Requirement:
Copy out all the lines exactly. Omit pictures.

Given information:

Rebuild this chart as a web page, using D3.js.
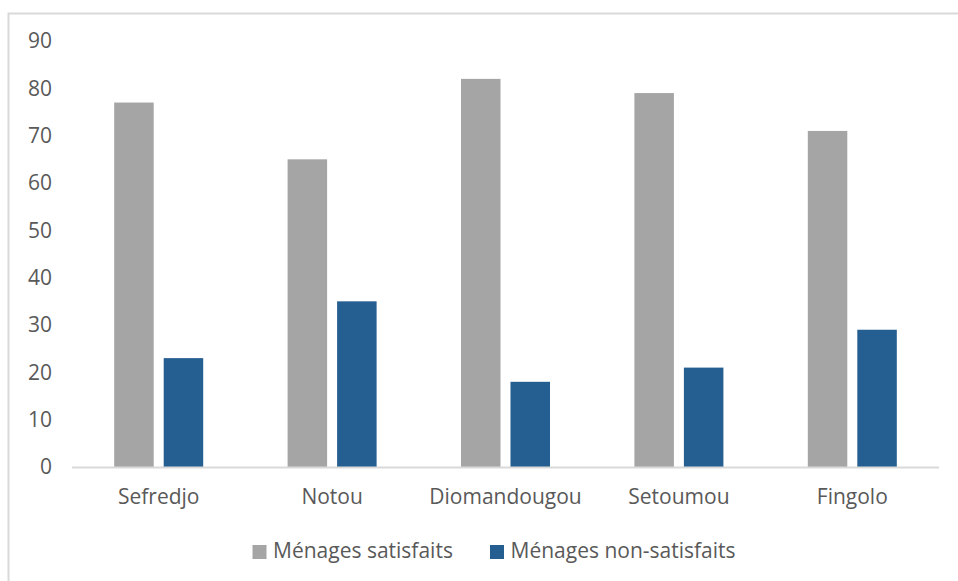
<!DOCTYPE html>
<html><head><meta charset="utf-8">
<script src="https://cdn.jsdelivr.net/npm/d3@7"></script>
<style>body{margin:0;background:#fff}svg{display:block}text{font-family:"Open Sans",sans-serif;fill:#595959}</style>
</head><body>
<svg id="c" width="958" height="581"></svg>
<script>
const categories = ["Sefredjo","Notou","Diomandougou","Setoumou","Fingolo"];
const seriesNames = ["Ménages satisfaits","Ménages non-satisfaits"];
const satisfaits = [77,65,82,79,71];
const nonSatisfaits = [23,35,18,21,29];
const yTicks = [0,10,20,30,40,50,60,70,80,90];
const colors = ["#a5a5a5","#255e91"];

(function(){
const svg = d3.select("#c");
svg.append("rect").attr("x",8.5).attr("y",13.5).attr("width",960).attr("height",600)
  .attr("fill","#fff").attr("stroke","#d9d9d9").attr("stroke-width",2);

const pL = 72, pR = 939, pT = 41, pB = 467;
const x = d3.scaleBand().domain(categories).range([pL,pR]).paddingInner(0).paddingOuter(0);
const y = d3.scaleLinear().domain([0,90]).range([pB,pT]);
const barW = 39.5, gap = 10;
const inner = d3.scaleBand().domain([0,1]).range([0, barW*2+gap]).paddingInner(gap/(barW+gap));

const data = [satisfaits, nonSatisfaits];
const g = svg.append("g");
data.forEach((vals,si)=>{
  g.selectAll(null).data(categories).enter().append("rect")
    .attr("x", (c)=> x(c) + x.bandwidth()/2 - (barW*2+gap)/2 + inner(si))
    .attr("width", inner.bandwidth())
    .attr("y", (c,i)=> y(vals[i]))
    .attr("height", (c,i)=> y(0)-y(vals[i]))
    .attr("fill", colors[si]);
});

svg.append("line").attr("x1",pL).attr("x2",pR).attr("y1",pB+0.5).attr("y2",pB+0.5)
  .attr("stroke","#d9d9d9").attr("stroke-width",2);

const fs = "21px";
const yAxis = d3.axisLeft(y).tickValues(yTicks).tickSize(0).tickPadding(0);
const ya = svg.append("g").attr("transform",`translate(52,0)`).call(yAxis);
ya.select(".domain").remove();
ya.selectAll("text").style("font-size",fs).attr("fill","#595959");
ya.attr("font-family",null).attr("font-size",null);

const xAxis = d3.axisBottom(x).tickSize(0).tickPadding(0);
const xa = svg.append("g").attr("transform",`translate(0,489)`).call(xAxis);
xa.select(".domain").remove();
xa.selectAll("text").style("font-size",fs).attr("fill","#595959");
xa.attr("font-family",null).attr("font-size",null);

const legend = svg.append("g");
const legX = [252.5, 490];
seriesNames.forEach((n,i)=>{
  legend.append("rect").attr("x",legX[i]).attr("y",545).attr("width",14).attr("height",14).attr("fill",colors[i]);
  legend.append("text").attr("x",legX[i]+20.5).attr("y",551).attr("dy","0.35em").style("font-size",fs).text(n);
});
})();
</script>
</body></html>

Complete output:
Rebuild this chart as a web page, using D3.js.
<!DOCTYPE html>
<html><head><meta charset="utf-8">
<script src="https://cdn.jsdelivr.net/npm/d3@7"></script>
<style>body{margin:0;background:#fff}svg{display:block}text{font-family:"Open Sans",sans-serif;fill:#595959}</style>
</head><body>
<svg id="c" width="958" height="581"></svg>
<script>
const categories = ["Sefredjo","Notou","Diomandougou","Setoumou","Fingolo"];
const seriesNames = ["Ménages satisfaits","Ménages non-satisfaits"];
const satisfaits = [77,65,82,79,71];
const nonSatisfaits = [23,35,18,21,29];
const yTicks = [0,10,20,30,40,50,60,70,80,90];
const colors = ["#a5a5a5","#255e91"];

(function(){
const svg = d3.select("#c");
svg.append("rect").attr("x",8.5).attr("y",13.5).attr("width",960).attr("height",600)
  .attr("fill","#fff").attr("stroke","#d9d9d9").attr("stroke-width",2);

const pL = 72, pR = 939, pT = 41, pB = 467;
const x = d3.scaleBand().domain(categories).range([pL,pR]).paddingInner(0).paddingOuter(0);
const y = d3.scaleLinear().domain([0,90]).range([pB,pT]);
const barW = 39.5, gap = 10;
const inner = d3.scaleBand().domain([0,1]).range([0, barW*2+gap]).paddingInner(gap/(barW+gap));

const data = [satisfaits, nonSatisfaits];
const g = svg.append("g");
data.forEach((vals,si)=>{
  g.selectAll(null).data(categories).enter().append("rect")
    .attr("x", (c)=> x(c) + x.bandwidth()/2 - (barW*2+gap)/2 + inner(si))
    .attr("width", inner.bandwidth())
    .attr("y", (c,i)=> y(vals[i]))
    .attr("height", (c,i)=> y(0)-y(vals[i]))
    .attr("fill", colors[si]);
});

svg.append("line").attr("x1",pL).attr("x2",pR).attr("y1",pB+0.5).attr("y2",pB+0.5)
  .attr("stroke","#d9d9d9").attr("stroke-width",2);

const fs = "21px";
const yAxis = d3.axisLeft(y).tickValues(yTicks).tickSize(0).tickPadding(0);
const ya = svg.append("g").attr("transform",`translate(52,0)`).call(yAxis);
ya.select(".domain").remove();
ya.selectAll("text").style("font-size",fs).attr("fill","#595959");
ya.attr("font-family",null).attr("font-size",null);

const xAxis = d3.axisBottom(x).tickSize(0).tickPadding(0);
const xa = svg.append("g").attr("transform",`translate(0,489)`).call(xAxis);
xa.select(".domain").remove();
xa.selectAll("text").style("font-size",fs).attr("fill","#595959");
xa.attr("font-family",null).attr("font-size",null);

const legend = svg.append("g");
const legX = [252.5, 490];
seriesNames.forEach((n,i)=>{
  legend.append("rect").attr("x",legX[i]).attr("y",545).attr("width",14).attr("height",14).attr("fill",colors[i]);
  legend.append("text").attr("x",legX[i]+20.5).attr("y",551).attr("dy","0.35em").style("font-size",fs).text(n);
});
})();
</script>
</body></html>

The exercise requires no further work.